The game is played when a child climbs on the ekeleke, resting his feet on the supports and standing erect. He also holds the poles firmly to enable him maintain some balance. He can walk, run or dance on the ekeleke. Often times, different types of games are performed on ekeleke when a group of players are involved.
Igba Ota (Archer): This game is played by a group of boys. In order to play the game, each of the participants requires a bow, ota and arrows, efuru. Also required is any soft object or fruit like plantain stem or orange or pawpaw fruit. This object is brought into the compound for the purpose of the game.
The players will make a mark on the object and decide to aim at the mark from a distance (hitting the bull’s eye) at an agreed number of attempts.
They use their bows and arrows in turns, and the player with the highest hit at the bull’s eye becomes the marksman of the group for the day.
Ira-Enyin: This game has to do with all kinds of game involving head stand, ira-enyin.
Ibe Eka Ozo or Igbu Ebelebe This game includes cart-wheel and all acrobatic displays.
Ido Moto Okwe (A Toy Car): This game involves a group of boys who have agreed to build moto okwe, a toy car. When they gather to build a moto, they will first move to the bush to look for an okwe tree. A medium size okwe tree is located, felled and a sizeable length is brought to the compound. From the wood, four pieces are cut, and a hole is borne through each to provide the four ‘wheels’ for a moto.
Sticks are provided and ropes are used to tie them in order. At times, nails are used if they are available. A platform is provided, and put in place to serve as the seat, which is also tied or nailed to the sticks.
A strong rope is tied to the moto to enable it to be pulled or drawn.
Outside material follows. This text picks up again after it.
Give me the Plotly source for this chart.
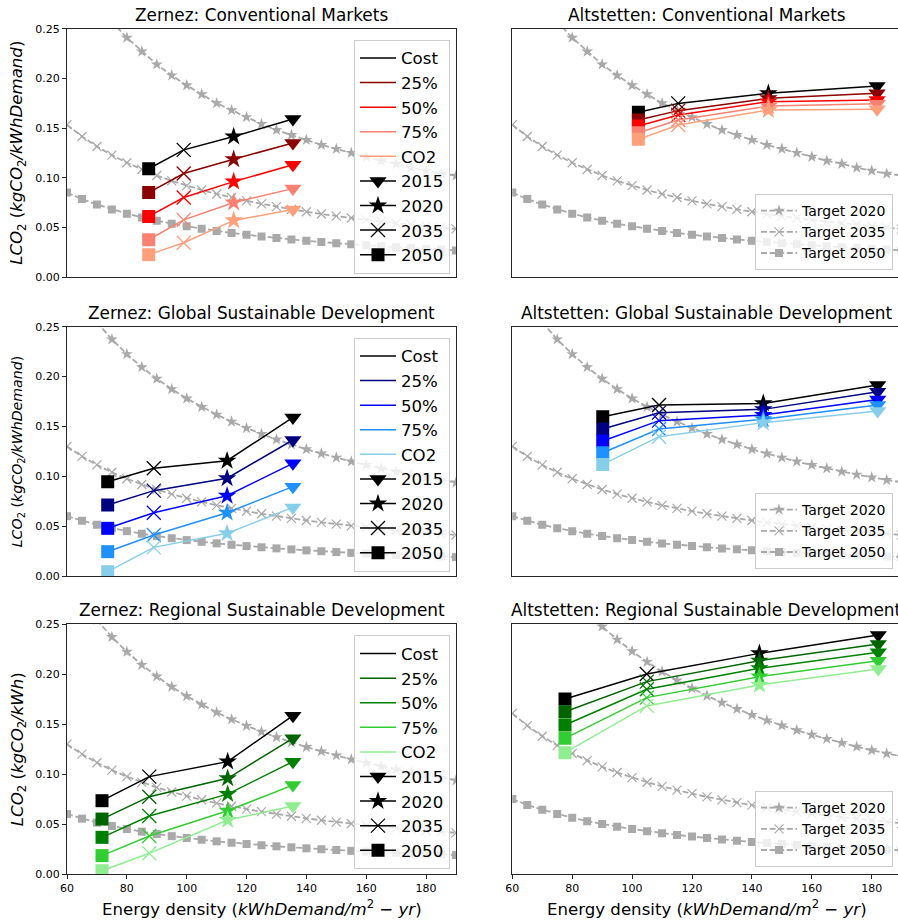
import plotly.graph_objects as go

FONT = "DejaVu Sans"
W, H = 898, 921

# ---------------- data ----------------
TARGET_X = [60, 65, 70, 75, 80, 85, 90, 95, 100, 105, 110, 115, 120, 125, 130,
            135, 140, 145, 150, 155, 160, 165, 170, 175, 180, 185, 190, 195]

# Conventional Markets targets (both sites)
CONV_T2020 = [0.322, 0.297, 0.276, 0.257, 0.241, 0.227, 0.214, 0.203, 0.193, 0.184,
              0.175, 0.168, 0.161, 0.154, 0.148, 0.143, 0.138, 0.133, 0.129, 0.125,
              0.121, 0.117, 0.114, 0.110, 0.107, 0.104, 0.102, 0.099]
CONV_T2035 = [0.1533, 0.1415, 0.1314, 0.1227, 0.1150, 0.1082, 0.1022, 0.0968, 0.0920, 0.0876,
              0.0836, 0.0800, 0.0767, 0.0736, 0.0708, 0.0681, 0.0657, 0.0634, 0.0613, 0.0594,
              0.0575, 0.0558, 0.0541, 0.0526, 0.0511, 0.0497, 0.0484, 0.0472]
CONV_T2050 = [0.0850, 0.0785, 0.0729, 0.0680, 0.0638, 0.0600, 0.0567, 0.0537, 0.0510, 0.0486,
              0.0464, 0.0443, 0.0425, 0.0408, 0.0392, 0.0378, 0.0364, 0.0352, 0.0340, 0.0329,
              0.0319, 0.0309, 0.0300, 0.0291, 0.0283, 0.0276, 0.0268, 0.0262]

# Global Sustainable Development targets (both sites) / Zernez regional
GSD_T2020 = [0.2967, 0.2738, 0.2543, 0.2373, 0.2225, 0.2094, 0.1978, 0.1874, 0.1780, 0.1695,
             0.1618, 0.1548, 0.1483, 0.1424, 0.1369, 0.1319, 0.1271, 0.1228, 0.1187, 0.1148,
             0.1113, 0.1079, 0.1047, 0.1017, 0.0989, 0.0962, 0.0937, 0.0913]
GSD_T2035 = [0.1300, 0.1200, 0.1114, 0.1040, 0.0975, 0.0918, 0.0867, 0.0821, 0.0780, 0.0743,
             0.0709, 0.0678, 0.0650, 0.0624, 0.0600, 0.0578, 0.0557, 0.0538, 0.0520, 0.0503,
             0.0488, 0.0473, 0.0459, 0.0446, 0.0433, 0.0422, 0.0411, 0.0400]
GSD_T2050 = [0.0600, 0.0554, 0.0514, 0.0480, 0.0450, 0.0424, 0.0400, 0.0379, 0.0360, 0.0343,
             0.0327, 0.0313, 0.0300, 0.0288, 0.0277, 0.0267, 0.0257, 0.0248, 0.0240, 0.0232,
             0.0225, 0.0218, 0.0212, 0.0206, 0.0200, 0.0195, 0.0189, 0.0185]

# Altstetten Regional Sustainable Development targets
ART_T2020 = [0.3717, 0.3431, 0.3186, 0.2973, 0.2788, 0.2624, 0.2478, 0.2347, 0.2230, 0.2124,
             0.2027, 0.1939, 0.1858, 0.1784, 0.1715, 0.1652, 0.1593, 0.1538, 0.1487, 0.1439,
             0.1394, 0.1352, 0.1312, 0.1274, 0.1239, 0.1205, 0.1174, 0.1144]
ART_T2035 = [0.1608, 0.1485, 0.1379, 0.1287, 0.1206, 0.1135, 0.1072, 0.1016, 0.0965, 0.0919,
             0.0877, 0.0839, 0.0804, 0.0772, 0.0742, 0.0715, 0.0689, 0.0666, 0.0643, 0.0623,
             0.0603, 0.0585, 0.0568, 0.0551, 0.0536, 0.0522, 0.0508, 0.0495]
ART_T2050 = [0.0750, 0.0692, 0.0643, 0.0600, 0.0563, 0.0529, 0.0500, 0.0474, 0.0450, 0.0429,
             0.0409, 0.0391, 0.0375, 0.0360, 0.0346, 0.0333, 0.0321, 0.0310, 0.0300, 0.0290,
             0.0281, 0.0273, 0.0265, 0.0257, 0.0250, 0.0243, 0.0237, 0.0231]

SERIES_NAMES = ["Cost", "25%", "50%", "75%", "CO2"]
YEAR_NAMES = ["2015", "2020", "2035", "2050"]
TARGET_NAMES = ["Target 2020", "Target 2035", "Target 2050"]

# point order: 2050 (square), 2035 (x), 2020 (star), 2015 (triangle)
ZER_CONV_X = [87.3, 99.0, 115.7, 135.5]
ZER_CONV_Y = [[0.109, 0.128, 0.1414, 0.159],
              [0.085, 0.1042, 0.1186, 0.135],
              [0.061, 0.080, 0.096, 0.113],
              [0.0375, 0.0575, 0.075, 0.089],
              [0.0225, 0.0345, 0.057, 0.068]]

ALT_CONV_X = [102.1, 115.4, 145.5, 181.8]
ALT_CONV_Y = [[0.1658, 0.1748, 0.1849, 0.1923],
              [0.1580, 0.1675, 0.1799, 0.1849],
              [0.1520, 0.1631, 0.1765, 0.1782],
              [0.1453, 0.1580, 0.1721, 0.1745],
              [0.1386, 0.1530, 0.1681, 0.1690]]

ZER_GSD_X = [73.6, 89.0, 113.5, 135.5]
ZER_GSD_Y = [[0.0946, 0.108, 0.1156, 0.159],
             [0.0712, 0.0856, 0.098, 0.1364],
             [0.0478, 0.0635, 0.0805, 0.113],
             [0.0244, 0.0411, 0.0635, 0.0896],
             [0.0043, 0.0287, 0.0428, 0.0688]]

ALT_GSD_X = [90.2, 109.0, 143.8, 182.0]
ALT_GSD_Y = [[0.1598, 0.1715, 0.1731, 0.1915],
             [0.1474, 0.1638, 0.1671, 0.1848],
             [0.1354, 0.1558, 0.1614, 0.1771],
             [0.1236, 0.1474, 0.1571, 0.1715],
             [0.1119, 0.1397, 0.1538, 0.1654]]

ZER_RSD_X = [71.7, 87.5, 113.7, 135.5]
ZER_RSD_Y = [[0.0734, 0.0975, 0.1125, 0.1585],
             [0.055, 0.0774, 0.0958, 0.1358],
             [0.0367, 0.058, 0.080, 0.1125],
             [0.0184, 0.038, 0.0634, 0.089],
             [0.0033, 0.0207, 0.054, 0.068]]

ALT_RSD_X = [77.6, 104.9, 142.5, 182.2]
ALT_RSD_Y = [[0.1752, 0.2002, 0.2209, 0.2393],
             [0.1625, 0.1926, 0.2136, 0.2303],
             [0.1492, 0.1849, 0.2059, 0.2220],
             [0.1358, 0.1766, 0.1976, 0.2136],
             [0.1215, 0.1683, 0.1893, 0.2053]]

X_TICKS = [60, 80, 100, 120, 140, 160, 180]
Y_TICKS = [0.0, 0.05, 0.10, 0.15, 0.20, 0.25]

# ---------------- styles ----------------
REDS = ["#000000", "#8B0000", "#FF0000", "#FA8072", "#FFA07A"]
BLUES = ["#000000", "#000080", "#0000FF", "#1E90FF", "#87CEEB"]
GREENS = ["#000000", "#006400", "#008000", "#32CD32", "#90EE90"]
GRAY = "#A9A9A9"
SPINE = "#262626"

PT_SYMBOLS = ["square", "x-thin", "star", "triangle-down"]
PT_SIZES = [13, 14, 14, 15]
PT_LW = [0, 1.3, 0, 0]
YEAR_SYMBOLS = ["triangle-down", "star", "x-thin", "square"]
YEAR_SIZES = [15, 14, 14, 13]
YEAR_LW = [0, 0, 1.3, 0]
TARGET_SYMBOLS = ["star", "x-thin", "square"]
TARGET_SIZES = [9, 9, 8]
TARGET_LW = [0, 1.2, 0]


def fy(px):
    return 1 - px / H


def fx(px):
    return px / W


COL_DOM = [[fx(67), fx(456)], [fx(512.3), 1.0]]
COL_RNG = [[60, 190], [60, 60 + (898 - 512.3) / 2.995]]
ROW_PX = [(28.7, 277.0), (326.7, 576.0), (624.3, 874.0)]

panels = [
    dict(row=0, col=0, title="Zernez: Conventional Markets", xs=ZER_CONV_X, ys=ZER_CONV_Y,
         colors=REDS, targets=[CONV_T2020, CONV_T2035, CONV_T2050]),
    dict(row=0, col=1, title="Altstetten: Conventional Markets", xs=ALT_CONV_X, ys=ALT_CONV_Y,
         colors=REDS, targets=[CONV_T2020, CONV_T2035, CONV_T2050]),
    dict(row=1, col=0, title="Zernez: Global Sustainable Development", xs=ZER_GSD_X, ys=ZER_GSD_Y,
         colors=BLUES, targets=[GSD_T2020, GSD_T2035, GSD_T2050]),
    dict(row=1, col=1, title="Altstetten: Global Sustainable Development", xs=ALT_GSD_X, ys=ALT_GSD_Y,
         colors=BLUES, targets=[GSD_T2020, GSD_T2035, GSD_T2050]),
    dict(row=2, col=0, title="Zernez: Regional Sustainable Development", xs=ZER_RSD_X, ys=ZER_RSD_Y,
         colors=GREENS, targets=[GSD_T2020, GSD_T2035, GSD_T2050]),
    dict(row=2, col=1, title="Altstetten: Regional Sustainable Development", xs=ALT_RSD_X, ys=ALT_RSD_Y,
         colors=GREENS, targets=[ART_T2020, ART_T2035, ART_T2050]),
]

YLABELS = [
    ("<i>LCO</i><sub>2</sub> (<i>kgCO</i><sub>2</sub><i>/kWhDemand</i>)", 16.6),
    ("<i>LCO</i><sub>2</sub> (<i>kgCO</i><sub>2</sub><i>/kWhDemand</i>)", 14.2),
    ("<i>LCO</i><sub>2</sub> (<i>kgCO</i><sub>2</sub><i>/kWh</i>)", 16.6),
]
XLABEL = "Energy density (<i>kWhDemand/m</i><sup>2</sup> − <i>yr</i>)"

fig = go.Figure()
layout = dict(width=W, height=H, margin=dict(l=0, r=0, t=0, b=0, pad=0),
              paper_bgcolor="white", plot_bgcolor="white",
              font=dict(family=FONT, color="black"), annotations=[])

for k, p in enumerate(panels, start=1):
    sfx = "" if k == 1 else str(k)
    xa, ya = "x" + sfx, "y" + sfx
    leg = "legend" + sfx
    r, c = p["row"], p["col"]
    top, bot = ROW_PX[r]
    bottom_row = r == 2
    left_col = c == 0

    layout["xaxis" + sfx] = dict(
        domain=COL_DOM[c], range=COL_RNG[c], anchor=ya, showgrid=False, zeroline=False,
        showline=True, linecolor=SPINE, linewidth=1, mirror=True,
        tickvals=X_TICKS, ticks="outside" if bottom_row else "", ticklen=4, tickcolor=SPINE,
        showticklabels=bottom_row, tickfont=dict(size=11, family=FONT, color="black"),
        automargin=False)
    layout["yaxis" + sfx] = dict(
        domain=[fy(bot), fy(top)], range=[0, 0.25], anchor=xa, showgrid=False, zeroline=False,
        showline=True, linecolor=SPINE, linewidth=1, mirror=left_col,
        tickvals=Y_TICKS, tickformat=".2f", ticks="outside" if left_col else "", ticklen=4,
        tickcolor=SPINE, showticklabels=left_col,
        tickfont=dict(size=11, family=FONT, color="black"), automargin=False)

    # targets
    for t, vals in enumerate(p["targets"]):
        fig.add_trace(go.Scatter(
            x=TARGET_X, y=vals, mode="lines+markers", name=TARGET_NAMES[t],
            line=dict(color=GRAY, width=1.8, dash="6px,2.6px"),
            marker=dict(symbol=TARGET_SYMBOLS[t], size=TARGET_SIZES[t], color=GRAY,
                        opacity=1, line=dict(color=GRAY, width=TARGET_LW[t])),
            showlegend=not left_col, legend=leg, xaxis=xa, yaxis=ya))

    # scenario series
    for i, ys in enumerate(p["ys"]):
        col = p["colors"][i]
        fig.add_trace(go.Scatter(
            x=p["xs"], y=ys, mode="lines", name=SERIES_NAMES[i],
            line=dict(color=col, width=1.5), showlegend=left_col, legend=leg,
            xaxis=xa, yaxis=ya))
        fig.add_trace(go.Scatter(
            x=p["xs"], y=ys, mode="markers", name=SERIES_NAMES[i],
            marker=dict(symbol=PT_SYMBOLS, size=PT_SIZES, color=col, opacity=1,
                        line=dict(color=col, width=PT_LW)),
            showlegend=False, xaxis=xa, yaxis=ya))

    if left_col:
        for j, yn in enumerate(YEAR_NAMES):
            fig.add_trace(go.Scatter(
                x=[None], y=[None], mode="lines+markers", name=yn,
                line=dict(color="black", width=1.5),
                marker=dict(symbol=YEAR_SYMBOLS[j], size=YEAR_SIZES[j], color="black",
                            opacity=1, line=dict(color="black", width=YEAR_LW[j])),
                showlegend=True, legend=leg, xaxis=xa, yaxis=ya))

    # legend box
    if left_col:
        layout[leg] = dict(x=fx(450), xanchor="right", y=fy(top + 11), yanchor="top",
                           xref="paper", yref="paper",
                           bgcolor="rgba(255,255,255,0.8)", bordercolor="#CCCCCC", borderwidth=1,
                           font=dict(size=16.6, family=FONT, color="black"),
                           itemwidth=36, tracegroupgap=0, traceorder="normal")
    else:
        layout[leg] = dict(x=fx(893), xanchor="right", y=fy(bot - 83), yanchor="top",
                           xref="paper", yref="paper",
                           bgcolor="rgba(255,255,255,0.8)", bordercolor="#CCCCCC", borderwidth=1,
                           font=dict(size=14, family=FONT, color="black"),
                           itemwidth=36, tracegroupgap=0, traceorder="normal")

    # title
    cx = (COL_DOM[c][0] + (fx(456) if left_col else fx(901))) / 2
    layout["annotations"].append(dict(
        text=p["title"], x=cx, y=fy(top - 2), xref="paper", yref="paper",
        xanchor="center", yanchor="bottom", showarrow=False,
        font=dict(size=16.9, family=FONT, color="black")))

    if left_col:
        txt, fs = YLABELS[r]
        layout["annotations"].append(dict(
            text=txt, x=fx(18), y=fy((top + bot) / 2), xref="paper", yref="paper",
            xanchor="center", yanchor="middle", textangle=-90, showarrow=False,
            font=dict(size=fs, family=FONT, color="black")))
    if bottom_row:
        layout["annotations"].append(dict(
            text=XLABEL, x=cx, y=fy(908), xref="paper", yref="paper",
            xanchor="center", yanchor="middle", showarrow=False,
            font=dict(size=16.6, family=FONT, color="black")))

fig.update_layout(**layout)
fig.write_html("out.html")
The players are pulled or drawn one after the other on it.
The game derives its name from the tree, okwe, with which the four wheels of the moto are made.
Eriri-Ngege: This game is played with a narrow, ringed-bodied insect, isisi-ngi. It is played only during the day by a group of boys.
Eriri-ngege is a soft rope that grows down from a main akwere that climbs a tree. This rope is in form of thread and it is used to tie the insect by the waist without affecting its wings for the purpose of the game.
The players of the game at a time comprise of those who have been able to catch isisi-ngi tied to eriri-ngege. They start the game by throwing and letting loose their insects to fly to a certain agreed point. Some insects may fly straight with their ropes, others may either fly side-ways, backwards or even fall, and unable to fly.
The owner of the first isisi-ngi to reach the agreed point wins the game.
Akpakoro-Kpakoro: This game may sometimes dovetail into onunu ngu. The game is a strenuous one, the aim of the players being to eliminate as many of them as possible.
The players of the game form a circle and hold their hands very firmly. When one of them sings the song of the game, akpakoro, others sing the chorus, kpakoro. As this song is sung repeatedly, the players run around on a circle. When he changes the tune of the song to udume, onyen omara, the others reply in so-ya-ya-ya, so-ya, while stooping and standing hurriedly. They repeat this as many times as onyen omara is sung by the singer. Anybody who falls down or unable to stand quickly is eliminated.
If it is noticed that many players are still surviving, the singer, who often times, is one of the strongest participants, changes the tune of the song to onunu ngu while others sing the chorus, ota eku, etc. This time, the players move and run faster than before, round the circle. Any player who falls down is eliminated from the game.
This continues until there are only a few survivals who are the winners in the game, etc.